There is, of course, the option of setting politics aside altogether on the Fourth of July. Anyone who loves baseball, hot dogs, barbecues, fireworks and beaches as much as I do has no problem with that. Still, I’m not a fan of papering over our disagreements. It is far better to face and discuss them with at least a degree of mutual respect.
When it comes to the varieties of patriotism, I’d make the case that some of us look more toward the past and others to the future. Some Americans speak of our nation’s manifest virtues as rooted in old values nurtured by a deposit of ideas that we must preserve against all challengers. Others focus on our country’s proven capacity for self-correction and change.
As a result, one stream of reverence for our founders flows from a belief that they have set down timeless truths. The alternative view lifts them up as political and intellectual adventurers willing to break with old systems and accepted ways of thinking.
These are broad categories, and many citizens are no doubt drawn simultaneously to aspects of being American that I have put on opposing sides of my past/future, continuity/change ledgers.
Nonetheless, most of us tilt in one direction or the other. Standing at either end of this continuum makes you no less of an American.
Eighty years ago, Franklin D. Roosevelt went to Monticello, Thomas Jefferson’s home in Charlottesville, to offer an Independence Day address insisting that the inventors of our experiment created a nation that would never fear change. He spoke nearly seven years after the onset of the Great Depression in the election year that would end with his biggest landslide victory. FDR was in the midst of the boldest and most radical wave of reform that the New Deal would produce, and you can hear this in his speech. It still serves as a rallying cry for those of us who see our founders as champions of repair, renewal and reform.
What, he asked, had the founders done? “They had broken away from a system of peasantry, away from indentured servitude,” Roosevelt explained. “They could build for themselves a new economic independence. Theirs were not the gods of things as they were, but the gods of things as they ought to be. And so, as Monticello itself so well proves, they used new means and new models to build new structures.” 
Not the gods of things as they were, but the gods of things as they ought to be: Thus the creed of the reformer.
As for Jefferson himself, Roosevelt said, he “applied the culture of the past to the needs and the life of the America of his day. His knowledge of history spurred him to inquire into the reason and justice of laws, habits and institutions. His passion for liberty led him to interpret and adapt them in order to better the lot of mankind.”
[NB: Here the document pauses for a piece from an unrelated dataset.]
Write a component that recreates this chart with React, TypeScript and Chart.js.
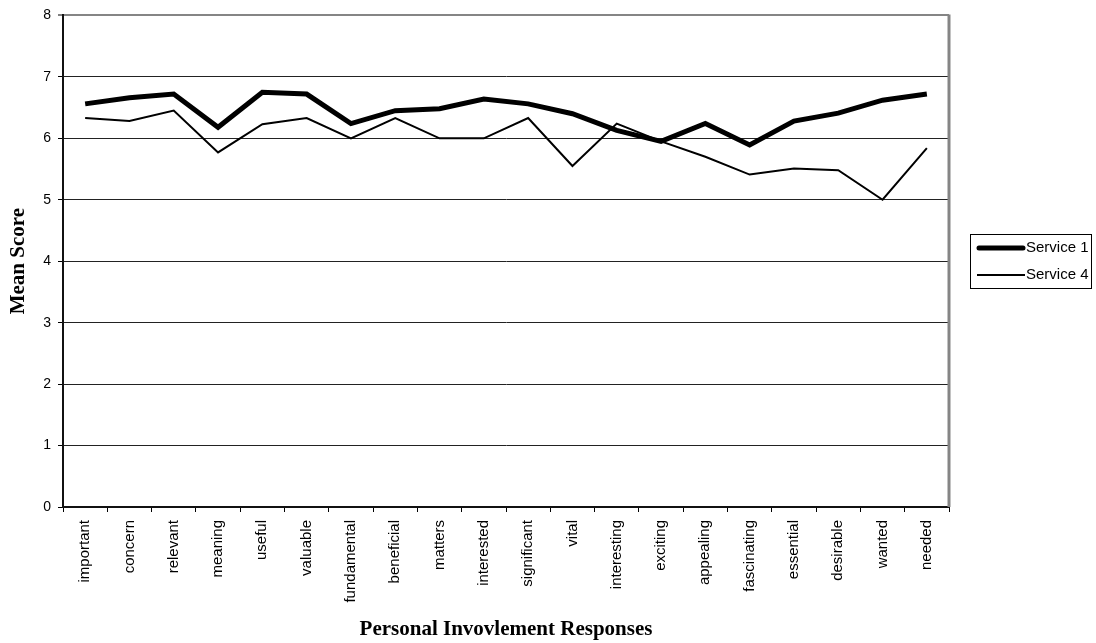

Here again, the purpose of the past is to serve the present and future. History is about testing institutions against standards and adapting them, as Roosevelt put it, to “enlarge the freedom of the human mind and to destroy the bondage imposed on it by ignorance, poverty and political and religious intolerance.” 
There is a straight line between Roosevelt’s understanding of our tradition and President Obama’s as he expressed it in his 2015 speech on the 50th anniversary of the voting rights march in Selma.
“What greater expression of faith in the American experiment than this, what greater form of patriotism is there than the belief that America is not yet finished,” Obama declared, “that we are strong enough to be self-critical, that each successive generation can look upon our imperfections and decide that it is in our power to remake this nation to more closely align with our highest ideals?”
No doubt many Americans celebrate a narrative on our national holiday that has a more traditional ring than FDR’s or Obama’s. We can jointly honor our freedom to argue about this but perhaps agree on one proposition: If we had been unwilling in the past to embrace Lincoln’s call to “think anew and act anew” and to find FDR’s “new means” and “new models,” we might not have made it to our 240th birthday.